Painting by Paul Delaroche

The Assassination of the Duke of Guise is an oil-on-canvas painting by French artist Paul Delaroche, created in 1834. It is held in the Musée Condé, in Chantilly, whilst a replica hangs in the Château de Blois. Another replica was made for the 2014 exhibition L'invention du passé. Histoires de cœur et d'épée en Europe, 1802–1850, at the Museum of Fine Arts of Lyon.

==History and description==
The painting was commissioned by Ferdinand Philippe, Duke of Orléans, in 1833, and delivered in May 1834. He liked the painting so much that he decided to double the price and paid 12,000 francs for it. Delaroche had already created two watercolors on this subject, today at the Musée Fabre and the Wallace Collection, in London. The painter also had created the costumes for a play by Alexandre Dumas called Henry III and His Court, performed in 1829. Ludovic Vitet, a friend of Delaroche, also wrote a play (never performed) which devotes a scene to the subject of the painting. In 1834, the Duke of Orléans commissioned a painting from Jean-Auguste-Dominique Ingres representing The Illness of Antiochus, which was to serve as a counterpart to Delaroche's painting.

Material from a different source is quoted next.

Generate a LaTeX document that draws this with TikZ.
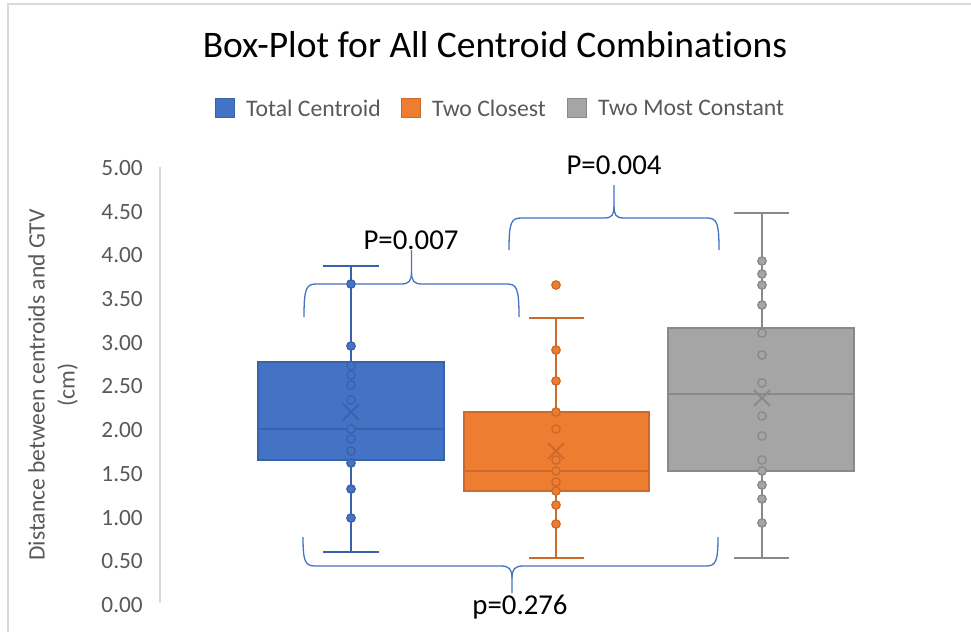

It depicts the aftermath of Henry I, Duke of Guise's assassination by Henry III's royal guard on 23 December 1588. The scene represents the moment when Henry III, then hidden behind a curtain, appears to witness the death of the Duke of Guise, who is being greeted by the eight members of his personal guard, called the Forty-Five, who committed the crime. The entire right part of the painting is occupied by the body of the murdered duke, which lies in the ground, stained with blood. The decor and furniture of the scene are intended to be faithful to the style then current in the 16th century. The scene takes place in a dark setting.

==Cultural references==
The early French silent film The Assassination of the Duke of Guise (1897) is believed by some to have been directly inspired by this painting.